Thirianna shows us how to become a Farseer in eight easy steps in Gav Thorpe’s new novel.
The good news is, I now know a lot more about Eldar fluff — the bad news is, I’m not sure which is correct.
Hungering for something different, I gave this new Eldar series a spin. I’m functionally fluent in Astartes and things Imperial, but even though I’ve played many games against Eldar I didn’t know that much about them, and so I thought delving into a race I knew next to nothing about would be a good change of pace. Path of the Seer was definitely that — it was interesting to see the Imperium as the “villians” of the story for a change, and not from a Chaos point of view.
You see, Path of the Seer isn’t a bad book — in fact, I rather enjoyed the last 3/4th of it. The first quarter, though, is a bit trying. Yes, character development and all that, but a lot of the story presented in the first quarter doesn’t really have that much to do with the rest of the story, other than making Thirianna a sympathetic character, and introducing the other two characters that the other books in this trilogy are about. Maybe I was impatient, I don’t know, but I was ready for something to happen. I kept thinking, “Get on with it, Gav.”
And then Thirianna decides to follow the Path of the Seer, and things get interesting, and remain that way for the rest of the book. There are a lot of things about the Eldar that are explained in adequate detail, and Gav does have a way of weaving in explanation without restoring to heavy-handed exposition. As I said, I learned a lot about the Eldar reading this book, and while I won’t be starting a new Eldar army any time soon, I have a new appreciation for them now. Once you make it through the first hundred pages or so, the pace picks up and only slows down a time or two until the end. Are their battles? Yes. Do we get a look into the process of becoming a Farseer? Certainly. Are there surprises? A few — some good, and one that (upon reflection) seems a bit over the top. The real money shot, though, is the last chapter — think Apocalypse game, and you’re in the right spot. For me, that last chapter was worth the rest of the book to get there.
So that was the good.
Let’s talk about the bad.
About half-way through the book, I talked with some friends that are more schooled in Eldar fluff, asking: “How long does it take to become a Farseer?” Answered ranged from “many years” to “hundreds of years”.
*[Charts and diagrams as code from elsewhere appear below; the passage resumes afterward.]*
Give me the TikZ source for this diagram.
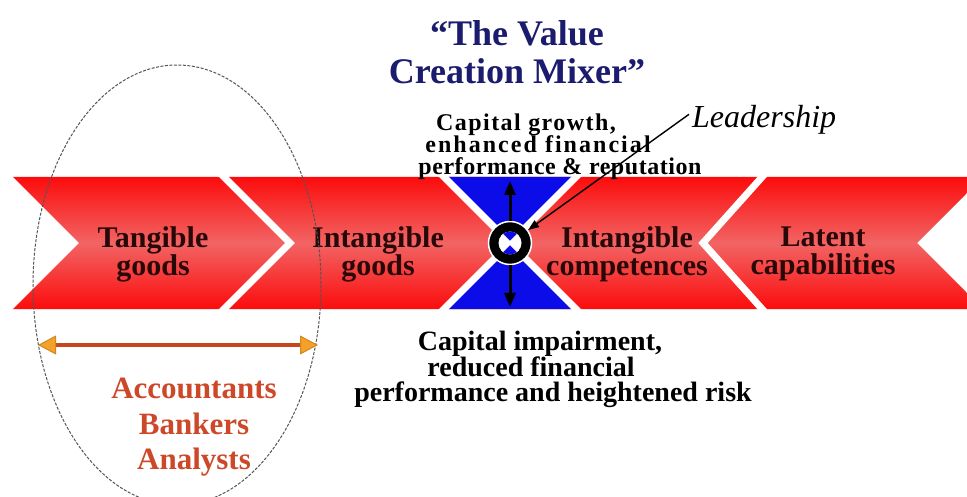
\documentclass[tikz,border=0pt]{standalone}
\usepackage{fontspec}
\setmainfont{Liberation Serif}
\usetikzlibrary{arrows.meta,calc}
\definecolor{bandred}{RGB}{252,12,12}
\definecolor{bandmid}{RGB}{242,100,100}
\definecolor{mixblue}{RGB}{12,12,232}
\definecolor{titlenavy}{RGB}{28,28,110}
\definecolor{labeldark}{RGB}{40,8,8}
\definecolor{roleorange}{RGB}{205,72,40}
\definecolor{arrowline}{RGB}{200,70,30}
\definecolor{arrowheadc}{RGB}{245,160,40}
\definecolor{ellgray}{RGB}{85,85,85}
\newcommand\tightlines{\lineskiplimit-50pt\relax}
\tikzset{
  gapline/.style={draw=white, line width=7pt},
  bandlabel/.style={anchor=north, inner sep=0pt, align=center, text=labeldark,
    font={\fontsize{30}{28}\selectfont\bfseries\tightlines}},
  titletext/.style={anchor=north, inner sep=0pt, align=center, text=titlenavy,
    font={\fontsize{36}{38}\selectfont\bfseries\tightlines}},
  effecttext/.style={anchor=north, inner sep=0pt, align=center, text=black},
  roletext/.style={anchor=north, inner sep=0pt, align=center, text=roleorange,
    font={\fontsize{31}{35.5}\selectfont\bfseries\tightlines}},
  leadtext/.style={inner sep=0pt, text=black, font={\fontsize{32}{36}\selectfont\itshape}},
  vertarrow/.style={draw=black, line width=3pt, -{Triangle[length=14pt,width=11pt]}},
  leadarrow/.style={draw=black, line width=1.4pt, -{Triangle[length=11pt,width=8pt]}},
  ellipsestyle/.style={draw=ellgray, line width=1pt, dash pattern=on 3pt off 1.5pt},
  rolearrow/.style={draw=arrowline, line width=4pt, {Triangle[length=18pt,width=19pt,line width=1pt,fill=arrowheadc,color=arrowheadc!85!black]}-{Triangle[length=18pt,width=19pt,line width=1pt,fill=arrowheadc,color=arrowheadc!85!black]}}
}
\begin{document}
\begin{tikzpicture}[x=1pt,y=-1pt]
\useasboundingbox (0,0) rectangle (967,497);
\clip (0,0) rectangle (967,497);
\fill[white] (0,0) rectangle (967,497);

% red band
\shade[top color=bandred, bottom color=bandred, middle color=bandmid]
  (13,177) -- (983,177) -- (917,243) -- (983,309) -- (13,309) -- (79,243) -- cycle;
% blue hourglass
\fill[mixblue] (444,177) -- (576,177) -- (510,243) -- cycle;
\fill[mixblue] (444,309) -- (576,309) -- (510,243) -- cycle;
% white gaps
\begin{scope}
  \clip (0,177) rectangle (967,309);
  \draw[gapline] (214,167) -- (290,243) -- (214,319);
  \draw[gapline] (434,167) -- (586,319);
  \draw[gapline] (586,167) -- (434,319);
  \draw[gapline] (771,167) -- (703,243) -- (771,319);
\end{scope}

% mixer
\node[circle, fill=black, draw=white, line width=1.5pt, minimum size=43pt, inner sep=0pt] (mix) at (510,243) {};
\begin{scope}
  \clip (510,243) circle[radius=11.5pt];
  \fill[white] (495,228) rectangle (525,258);
  \fill[mixblue] (496,229) -- (524,229) -- (510,243) -- cycle;
  \fill[mixblue] (496,257) -- (524,257) -- (510,243) -- cycle;
  \draw[white, line width=3pt] (496,229) -- (524,257);
  \draw[white, line width=3pt] (524,229) -- (496,257);
\end{scope}
\coordinate (uptip) at (510,181);
\coordinate (downtip) at (510,307);
\draw[vertarrow] (mix.north) -- (uptip);
\draw[vertarrow] (mix.south) -- (downtip);

% labels in band
\node[bandlabel] (tg) at (153,226.5) {Tangible\\goods};
\node[bandlabel] (ig) at (378,226.5) {Intangible\\goods};
\node[bandlabel] (ic) at (627,226.5) {Intangible\\competences};
\node[bandlabel] (lc) at (823,226.5) {Latent\\capabilities};

% ellipse
\draw[ellipsestyle] (177,285) ellipse [x radius=144, y radius=220];

% title and effects
\node[titletext] (title) at (517,20.5) {“The Value\\Creation Mixer”};
\node[effecttext, font={\fontsize{24}{22}\selectfont\bfseries\tightlines}] (gain) at (545,113.6)
  {{\addfontfeature{LetterSpace=6}Capital growth,}\rule{38pt}{0pt}\\{\addfontfeature{LetterSpace=8.5}enhanced financial}\rule{14pt}{0pt}\\\rule{30pt}{0pt}{\addfontfeature{LetterSpace=2.3}performance \& reputation}};
\node[effecttext, font={\fontsize{28}{25.5}\selectfont\bfseries\tightlines}] (loss) at (545,331)
  {Capital impairment,\rule{10pt}{0pt}\\reduced financial\rule{28pt}{0pt}\\\rule{16pt}{0pt}performance and heightened risk};

% leadership
\node[leadtext, anchor=base west] (lead) at (692,128) {Leadership};
\draw[leadarrow] ($(lead.west)+(-3,-6)$) -- (mix);

% roles
\coordinate (oL) at (38,345);
\coordinate (oR) at (318,345);
\draw[rolearrow] (oL) -- (oR);
\node[roletext] (roles) at (194,378) {Accountants\\Bankers\\Analysts};
\end{tikzpicture}
\end{document}
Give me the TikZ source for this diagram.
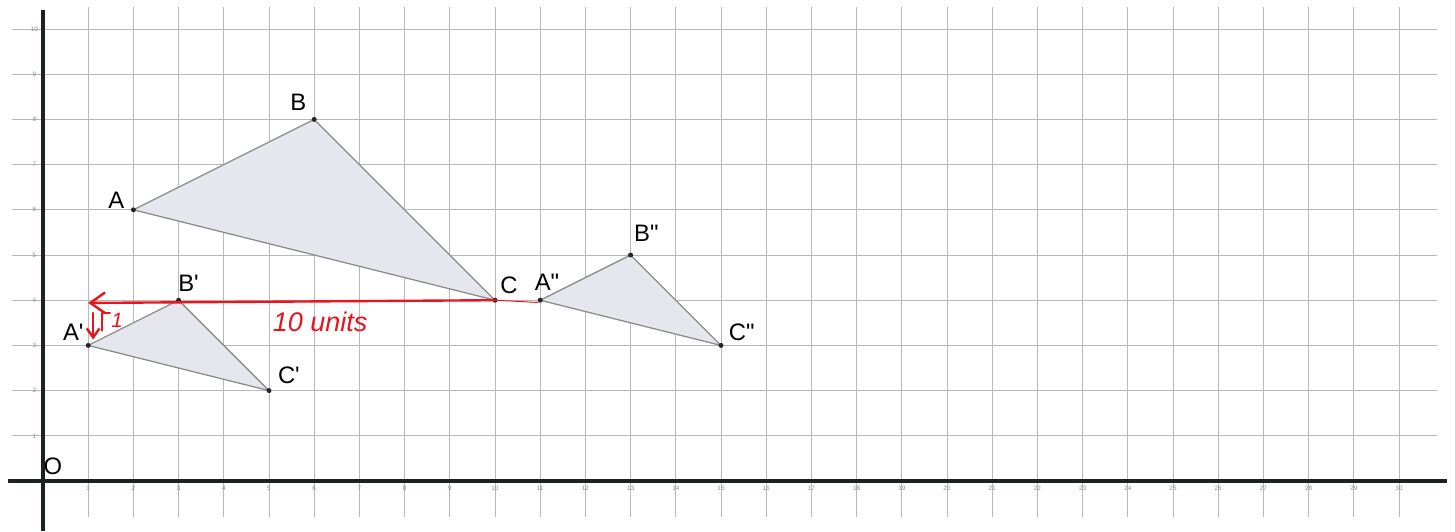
\documentclass[tikz,border=0pt]{standalone}
\usepackage{fontspec}
\setmainfont{Liberation Sans}
\usepackage{tikz}
\usetikzlibrary{arrows.meta}

\definecolor{trifill}{HTML}{E6E6EE}
\definecolor{redink}{HTML}{E8141E}
\definecolor{axisink}{HTML}{1C2222}

\tikzset{
  gridline/.style={black!28, line width=0.55pt},
  axisline/.style={axisink, line width=3pt},
  triangle/.style={draw=black!45, line width=0.8pt, fill=trifill},
  ptlabel/.style={font=\fontsize{15}{18}\selectfont, inner sep=0pt},
  ticklabel/.style={font=\fontsize{4}{5}\selectfont, text=black!45, inner sep=0pt},
  redpen/.style={redink, line width=1.5pt, line cap=round, line join=round},
  redtext/.style={text=redink, inner sep=0pt}
}

\begin{document}
\begin{tikzpicture}
	
	\useasboundingbox (-0.951,-1.106) rectangle (31.239,10.642);
	
	% Grid lines
	\foreach \i in {1,...,30}
		\draw[gridline] (\i,-0.8) -- (\i,10.49);
	\foreach \j in {1,...,10}
		\draw[gridline] (-0.69,\j) -- (30.84,\j);
	
	% Tick labels
	\foreach \i in {1,...,30}
		\node[ticklabel] (tx\i) at (\i,-0.17) {\i};
	\foreach \j in {1,...,10}
		\node[ticklabel] (ty\j) at (-0.19,\j) {\j};
	
	% Origin (partly under the axis)
	\node[ptlabel] (O) at (0.22,0.33) {O};
	
	% Axes
	\draw[axisline] (-0.77,0) -- (31.06,0);
	\draw[axisline] (0,-1.106) -- (0,10.42);
	
	% Vertices
	\coordinate (A)  at (2,6);    % A
	\coordinate (B)  at (6,8);    % B
	\coordinate (C)  at (10,4);   % C
	\coordinate (A1) at (1,3);    % A'
	\coordinate (B1) at (3,4);    % B'
	\coordinate (C1) at (5,2);    % C'
	\coordinate (A2) at (11,4);   % A''
	\coordinate (B2) at (13,5);   % B''
	\coordinate (C2) at (15,3);   % C''
	
	% Triangles
	\draw[triangle] (A) -- (B) -- (C) -- cycle;
	\draw[triangle] (A1) -- (B1) -- (C1) -- cycle;
	\draw[triangle] (A2) -- (B2) -- (C2) -- cycle;
	
	\foreach \p in {A,B,C,A1,B1,C1,A2,B2,C2}
		\fill[black!85] (\p) circle (0.055);
	
	% Labels
	\node[ptlabel, xshift=-0.38cm, yshift=0.22cm] (lA) at (A) {A};
	\node[ptlabel, xshift=-0.35cm, yshift=0.38cm] (lB) at (B) {B};
	\node[ptlabel, xshift=0.31cm, yshift=0.33cm] (lC) at (C) {C};
	\node[ptlabel, xshift=-0.33cm, yshift=0.29cm] (lA1) at (A1) {A\textquotesingle};
	\node[ptlabel, xshift=0.22cm, yshift=0.38cm] (lB1) at (B1) {B\textquotesingle};
	\node[ptlabel, xshift=0.44cm, yshift=0.33cm] (lC1) at (C1) {C\textquotesingle};
	\node[ptlabel, xshift=0.15cm, yshift=0.4cm] (lA2) at (A2) {A\textquotedbl};
	\node[ptlabel, xshift=0.35cm, yshift=0.49cm] (lB2) at (B2) {B\textquotedbl};
	\node[ptlabel, xshift=0.46cm, yshift=0.29cm] (lC2) at (C2) {C\textquotedbl};
	
	% Red marks: 10 units left, 1 down
	\coordinate (tipL)  at (1.0,3.94);
	\coordinate (tailR) at (10.95,3.95);
	\draw[redpen, line width=0.6pt] (C) -- (tailR);
	\draw[redpen, -{Straight Barb[length=3.3mm, width=4.6mm]}] (C) -- (tipL);
	
	\coordinate (dnTop) at (1.11,3.72);
	\coordinate (dnBot) at (1.11,3.13);
	\draw[redpen, -{Straight Barb[length=2mm, width=2.8mm]}] (dnTop) -- (dnBot);
	\draw[redpen] (1.3,3.33) -- (1.3,3.72) -- (1.48,3.72);
	\node[redtext, font=\fontsize{13}{15}\selectfont\itshape] (one) at (1.64,3.55) {1};
	\node[redtext, font=\fontsize{17}{20}\selectfont\itshape] (units) at (6.13,3.52) {10 units};
	
\end{tikzpicture}
\end{document}
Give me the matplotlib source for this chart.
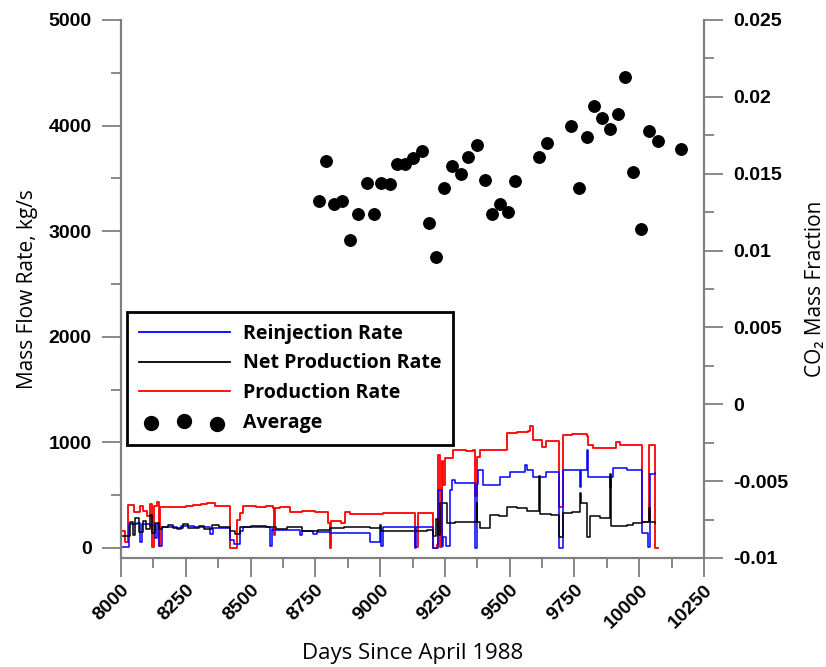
import matplotlib
matplotlib.use("Agg")
import matplotlib.pyplot as plt
from matplotlib.font_manager import FontProperties
from matplotlib.ticker import MultipleLocator, FormatStrFormatter
from matplotlib.lines import Line2D
from matplotlib.collections import PathCollection
from matplotlib.legend_handler import HandlerPathCollection

# --- production rate (red), kg/s
prod_days = [8000, 8015, 8028, 8050, 8073, 8085, 8099, 8110, 8118, 8128, 8140, 8146,
             8152, 8200, 8250, 8279, 8310, 8331, 8363, 8421, 8446, 8460, 8472, 8520,
             8560, 8585, 8590, 8596, 8613, 8652, 8700, 8750, 8794, 8800, 8806, 8812,
             8850, 8864, 8883, 8950, 9012, 9080, 9128, 9134, 9147, 9205, 9218, 9224,
             9231, 9237, 9244, 9250, 9269, 9282, 9308, 9330, 9359, 9366, 9372, 9385,
             9440, 9488, 9530, 9571, 9578, 9591, 9623, 9642, 9691, 9704, 9740, 9797,
             9803, 9822, 9870, 9912, 9925, 9970, 10009, 10034, 10038, 10060, 10073]
prod_vals = [160, 60, 410, 340, 400, 350, 300, 420, 10, 400, 440, 20,
             385, 385, 400, 410, 420, 430, 400, 0, 265, 330, 400, 390,
             400, 380, 120, 380, 390, 345, 350, 345, 340, 235, 0, 255,
             240, 345, 325, 320, 335, 330, 330, 10, 330, 0, 30, 880,
             10, 820, 600, 850, 850, 930, 930, 915, 930, 490, 865, 930,
             925, 1090, 1100, 1110, 1155, 1025, 960, 1015, 390, 1070, 1075, 1060,
             975, 950, 945, 1005, 975, 975, 250, 250, 975, 0, 0]

# --- reinjection rate (blue), kg/s
reinj_days = [8000, 8030, 8060, 8073, 8082, 8110, 8130, 8138, 8145, 8157, 8215, 8230,
              8280, 8343, 8355, 8421, 8436, 8459, 8472, 8575, 8581, 8588, 8640, 8691,
              8700, 8710, 8742, 8755, 8806, 8860, 8961, 9000, 9004, 9010, 9100, 9134,
              9140, 9205, 9224, 9237, 9244, 9256, 9270, 9276, 9289, 9295, 9366, 9372,
              9379, 9398, 9462, 9501, 9559, 9565, 9591, 9642, 9691, 9704, 9771, 9777,
              9797, 9803, 9887, 9893, 9900, 9951, 10009, 10034, 10041, 10062]
reinj_vals = [12, 230, 235, 60, 225, 215, 90, 230, 20, 200, 180, 205,
              195, 130, 192, 80, 40, 160, 195, 20, 175, 170, 170, 120,
              165, 160, 130, 155, 140, 145, 60, 190, 20, 200, 200, 0,
              195, 0, 550, 20, 100, 20, 550, 640, 612, 612, 0, 610,
              740, 600, 675, 720, 786, 740, 670, 720, 0, 740, 580, 740,
              930, 675, 580, 675, 754, 740, 140, 10, 705, 710]

# --- net production rate (black), kg/s
net_days = [8000, 8028, 8035, 8045, 8055, 8070, 8085, 8095, 8110, 8120, 8130, 8145,
            8160, 8180, 8200, 8240, 8260, 8300, 8320, 8350, 8380, 8421, 8440, 8460,
            8500, 8560, 8600, 8640, 8700, 8760, 8806, 8860, 8961, 9000, 9005, 9060,
            9134, 9180, 9205, 9215, 9222, 9230, 9244, 9258, 9289, 9372, 9375, 9385,
            9424, 9460, 9488, 9530, 9565, 9614, 9617, 9660, 9691, 9706, 9740, 9771,
            9777, 9797, 9810, 9850, 9887, 9890, 9951, 9977, 10009, 10038, 10041, 10060]
net_vals = [110, 110, 250, 120, 280, 150, 260, 180, 310, 140, 240, 180,
            200, 220, 190, 230, 190, 205, 180, 220, 200, 160, 130, 200,
            205, 200, 175, 200, 165, 170, 190, 200, 185, 220, 160, 160,
            160, 170, 110, 270, 120, 430, 426, 240, 246, 426, 246, 190,
            312, 300, 391, 380, 350, 680, 320, 310, 107, 330, 340, 518,
            423, 107, 300, 280, 700, 210, 215, 234, 250, 376, 250, 240]

# --- CO2 mass fraction averages (right axis)
avg_days = [8764, 8791, 8821, 8853, 8883, 8915, 8948, 8975, 9003, 9037, 9066, 9096,
            9127, 9160, 9188, 9215, 9247, 9278, 9311, 9341, 9373, 9403, 9430, 9462,
            9493, 9521, 9614, 9645, 9735, 9766, 9797, 9824, 9856, 9887, 9920, 9947,
            9977, 10007, 10038, 10071, 10160]
avg_co2 = [0.0132, 0.0158, 0.0130, 0.0132, 0.0107, 0.0124, 0.0144, 0.0124, 0.0144,
           0.0143, 0.0156, 0.0156, 0.0160, 0.0165, 0.0118, 0.0096, 0.0141, 0.0155,
           0.0150, 0.0161, 0.0169, 0.0146, 0.0124, 0.0130, 0.0125, 0.0145, 0.0161,
           0.0170, 0.0181, 0.0141, 0.0174, 0.0194, 0.0186, 0.0179, 0.0189, 0.0213,
           0.0151, 0.0114, 0.0178, 0.0171, 0.0166]

GRAY = "#7f7f7f"
TICK_FONT = dict(family="Liberation Sans", weight="bold", size=14)
LABEL_FONT = ["Open Sans", "DejaVu Sans"]

fig = plt.figure(figsize=(8.26, 6.67), dpi=100)
ax = fig.add_axes([121 / 826, 1 - 558 / 667, 583 / 826, 538 / 667])
ax2 = ax.twinx()

ax.plot(prod_days, prod_vals, color="#ff0000", lw=1.3, drawstyle="steps-post", zorder=2)
ax.plot(reinj_days, reinj_vals, color="#0000ff", lw=1.1, drawstyle="steps-post", zorder=3)
ax.plot(net_days, net_vals, color="#000000", lw=1.1, drawstyle="steps-post", zorder=4)
ax2.scatter(avg_days, avg_co2, s=68, color="black", zorder=5)

ax.set_xlim(8000, 10250)
ax.set_ylim(-95, 5000)
ax2.set_ylim(-0.01, 0.025)

ax.xaxis.set_major_locator(MultipleLocator(250))
ax.xaxis.set_minor_locator(MultipleLocator(125))
ax.yaxis.set_major_locator(MultipleLocator(1000))
ax.yaxis.set_minor_locator(MultipleLocator(500))
ax2.yaxis.set_major_locator(MultipleLocator(0.005))
ax2.yaxis.set_minor_locator(MultipleLocator(0.0025))
ax2.yaxis.set_major_formatter(FormatStrFormatter("%g"))

for a in (ax, ax2):
    for side, sp in a.spines.items():
        sp.set_color(GRAY)
        sp.set_linewidth(1.5)
    a.spines["top"].set_visible(False)
    a.tick_params(which="major", length=14, width=1.3, color=GRAY, direction="out")
    a.tick_params(which="minor", length=7, width=1.3, color=GRAY, direction="out")

ax.tick_params(axis="y", pad=7)
ax2.tick_params(axis="y", pad=7)
ax.tick_params(axis="x", pad=3)

for lab in ax.get_yticklabels() + ax2.get_yticklabels():
    lab.set_fontproperties(FontProperties(**TICK_FONT))
for lab in ax.get_xticklabels():
    lab.set_fontproperties(FontProperties(**TICK_FONT))
    lab.set_rotation(45)
    lab.set_ha("right")
    lab.set_va("top")
    lab.set_rotation_mode("anchor")

ax.set_xlabel("Days Since April 1988", family=LABEL_FONT, fontsize=16, labelpad=8)
ax.set_ylabel("Mass Flow Rate, kg/s", family=LABEL_FONT, fontsize=15, labelpad=8)
ax2.set_ylabel("CO\u2082 Mass Fraction", family=LABEL_FONT, fontsize=15, labelpad=12)

handles = [
    Line2D([], [], color="#0000ff", lw=1.3),
    Line2D([], [], color="#000000", lw=1.3),
    Line2D([], [], color="#ff0000", lw=1.3),
    ax2.collections[0],
]
leg = ax2.legend(handles, ["Reinjection Rate", "Net Production Rate", "Production Rate", "Average"],
                 loc="upper left", bbox_to_anchor=(6 / 583, 246 / 538), borderaxespad=0,
                 handlelength=4.7, handletextpad=0.67, scatterpoints=3,
                 handler_map={PathCollection: HandlerPathCollection(marker_pad=0.65)},
                 prop=dict(family=LABEL_FONT, weight="bold", size=14),
                 fancybox=False, framealpha=1, borderpad=0.6, labelspacing=0.5)
leg.get_frame().set_edgecolor("black")
leg.get_frame().set_linewidth(2)
for h in leg.legend_handles[3:]:
    h.set_sizes([100])

fig.savefig("out.png", dpi=100)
Thirianna becomes a full-fledged Farseer in — as far as I can tell — less than a year.
I took to calling her “Girldrad”.
Now if that weren’t enough, there’s her mentor, Kelamith. Kelamith is an old-school Farseer, evidently having taken the long road to Farseer-dom, and that means (again, evidently) that makes you talk a vague seer-speak, spiced up with occassional comments about how gifted Thirianna is, how quickly she learns.
I began referring to Kelamith as “Yoda”.
Last — and maybe least, maybe not — the Eldar, as presented here, really aren’t that different…aren’t that, well…alien. In fact, until you get to the part where Girldrad begins the path of the seer, the story could very well be about a group of human twenty-somethings with odd names. I hope that was Gav’s intention, to show that as a race, they have more in common with humanity than we might think.
So, is Path of the Seer worth reading? The majority of the book is good, and worth looking in to if you have even a passing interest in the Eldar. I suppose that the only way to tell the story of a Farseer would be to collapse the timeframe it takes to become one, otherwise the book would be longer than the Silmarillion (and nobody wants that). Keep that suspension of disbelief (in a universe that requires a great deal of suspension of disbelief to begin with) in mind and you’ll probably enjoy it.
Rating: 3 out of 5 stars
~What do you think about BL books changing established fluff to tell a story within the confines of an averge-length novel? Should I not have called Thirianna “Girldrad”? What other xenos would you like to read about?